All this is why, this morning, I’m battling through Michigan’s Arctic conditions to meet a group of strangers for a run club: could I walk the walk and get a date from my beloved running app? I don’t feel desperate – I am training for a marathon, so I did need to run today. And I’m far enough away from my home in London that it doesn’t matter if nobody laughs at my jokes or finds me too awkward and British.
When I arrive there’s good news: lots of people, no other British accents and everyone is going for coffee afterwards. The downside is that the cold means we’re all wearing hats, scarves, balaclavas and gloves, so I can’t spot who has a wedding ring on. And I’m not exactly dressed to pull myself, in two pairs of gloves, four thermal layers and a head torch.
But five miles, a Strava follow and ten hours later, I find myself in a bar on a date with a man I had met on that morning’s run.
And it was great. Kudos for me. We ran together and got talking. When I opened Strava later, it had done the grafting for me. Up popped a notification: you ran with Will.
That evening, I discovered, Will is 36 and works in tech. And happily, along with running, we had plenty more in common. We went on a couple more dates and he even dropped me at the airport at the end of my trip – thank you, Strava, for an unexpected holiday running romance. That final morning I did slightly regret having drunkenly signed up together for a Michigan marathon later this year.

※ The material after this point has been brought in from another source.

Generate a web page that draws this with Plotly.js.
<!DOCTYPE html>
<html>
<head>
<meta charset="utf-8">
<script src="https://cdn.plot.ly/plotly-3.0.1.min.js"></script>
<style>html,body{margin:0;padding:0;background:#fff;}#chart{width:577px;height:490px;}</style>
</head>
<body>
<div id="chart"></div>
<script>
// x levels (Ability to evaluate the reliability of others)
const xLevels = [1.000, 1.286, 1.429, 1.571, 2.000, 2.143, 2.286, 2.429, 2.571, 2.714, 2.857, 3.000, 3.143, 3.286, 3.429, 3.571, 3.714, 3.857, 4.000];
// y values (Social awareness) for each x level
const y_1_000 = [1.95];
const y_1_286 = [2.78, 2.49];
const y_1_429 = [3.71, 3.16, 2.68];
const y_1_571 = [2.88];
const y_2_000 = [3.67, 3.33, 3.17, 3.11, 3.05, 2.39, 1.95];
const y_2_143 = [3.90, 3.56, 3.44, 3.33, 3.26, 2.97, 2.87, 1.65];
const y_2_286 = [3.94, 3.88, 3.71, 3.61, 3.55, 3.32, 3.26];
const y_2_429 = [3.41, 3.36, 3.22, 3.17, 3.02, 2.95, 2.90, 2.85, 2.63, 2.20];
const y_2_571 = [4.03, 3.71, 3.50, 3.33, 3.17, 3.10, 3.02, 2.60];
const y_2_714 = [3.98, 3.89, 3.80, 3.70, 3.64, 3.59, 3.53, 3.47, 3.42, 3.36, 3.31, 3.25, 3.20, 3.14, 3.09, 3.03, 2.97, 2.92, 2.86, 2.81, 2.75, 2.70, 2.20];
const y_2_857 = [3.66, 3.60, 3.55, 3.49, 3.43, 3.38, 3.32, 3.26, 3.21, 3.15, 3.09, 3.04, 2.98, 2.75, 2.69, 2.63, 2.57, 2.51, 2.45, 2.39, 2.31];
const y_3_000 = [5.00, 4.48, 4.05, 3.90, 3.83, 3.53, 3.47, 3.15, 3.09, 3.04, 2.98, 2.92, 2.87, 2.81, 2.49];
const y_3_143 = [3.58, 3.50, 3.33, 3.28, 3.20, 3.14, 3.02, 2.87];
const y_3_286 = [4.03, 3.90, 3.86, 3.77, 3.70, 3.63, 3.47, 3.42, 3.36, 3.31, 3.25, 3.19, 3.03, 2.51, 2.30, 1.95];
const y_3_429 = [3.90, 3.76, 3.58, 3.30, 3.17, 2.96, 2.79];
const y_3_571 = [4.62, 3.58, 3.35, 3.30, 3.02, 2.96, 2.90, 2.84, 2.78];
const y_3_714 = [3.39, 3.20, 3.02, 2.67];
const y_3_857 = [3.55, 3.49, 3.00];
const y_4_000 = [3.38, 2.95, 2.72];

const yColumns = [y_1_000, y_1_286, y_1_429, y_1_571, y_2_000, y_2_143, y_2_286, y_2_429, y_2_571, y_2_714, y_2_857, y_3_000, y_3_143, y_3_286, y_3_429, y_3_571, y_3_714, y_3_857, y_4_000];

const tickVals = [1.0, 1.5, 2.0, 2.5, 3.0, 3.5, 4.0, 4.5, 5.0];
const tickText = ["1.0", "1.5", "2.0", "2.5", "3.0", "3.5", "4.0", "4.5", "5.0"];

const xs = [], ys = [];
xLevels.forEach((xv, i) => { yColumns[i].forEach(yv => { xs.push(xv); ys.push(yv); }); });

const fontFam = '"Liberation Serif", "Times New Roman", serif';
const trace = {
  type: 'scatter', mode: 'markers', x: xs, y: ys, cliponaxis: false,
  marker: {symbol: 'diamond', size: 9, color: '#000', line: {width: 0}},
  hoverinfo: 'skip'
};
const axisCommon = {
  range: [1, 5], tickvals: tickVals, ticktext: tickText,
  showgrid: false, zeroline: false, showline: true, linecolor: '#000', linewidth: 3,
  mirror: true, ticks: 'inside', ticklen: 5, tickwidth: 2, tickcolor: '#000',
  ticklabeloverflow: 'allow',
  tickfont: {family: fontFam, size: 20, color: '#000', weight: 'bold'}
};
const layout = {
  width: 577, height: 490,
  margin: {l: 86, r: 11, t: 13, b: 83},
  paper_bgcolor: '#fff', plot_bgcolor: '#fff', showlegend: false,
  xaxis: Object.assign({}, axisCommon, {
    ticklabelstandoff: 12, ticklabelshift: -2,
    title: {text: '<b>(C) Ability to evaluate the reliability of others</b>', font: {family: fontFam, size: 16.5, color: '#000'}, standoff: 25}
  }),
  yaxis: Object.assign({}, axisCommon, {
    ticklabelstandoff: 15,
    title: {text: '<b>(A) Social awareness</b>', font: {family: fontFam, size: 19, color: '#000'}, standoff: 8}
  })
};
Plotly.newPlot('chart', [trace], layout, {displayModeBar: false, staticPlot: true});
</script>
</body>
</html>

Of course, like most modern technology, Strava has some potential drawbacks too. My friend Martha became suspicious when her boyfriend began logging regular one-way runs from his flat in south London to another neighbourhood seven miles west. Was it just an innocent jog on a route he really loved, or something more sinister? In the end, she couldn’t bear not knowing and confronted him. Sadly, thanks to Strava, he is now her ex.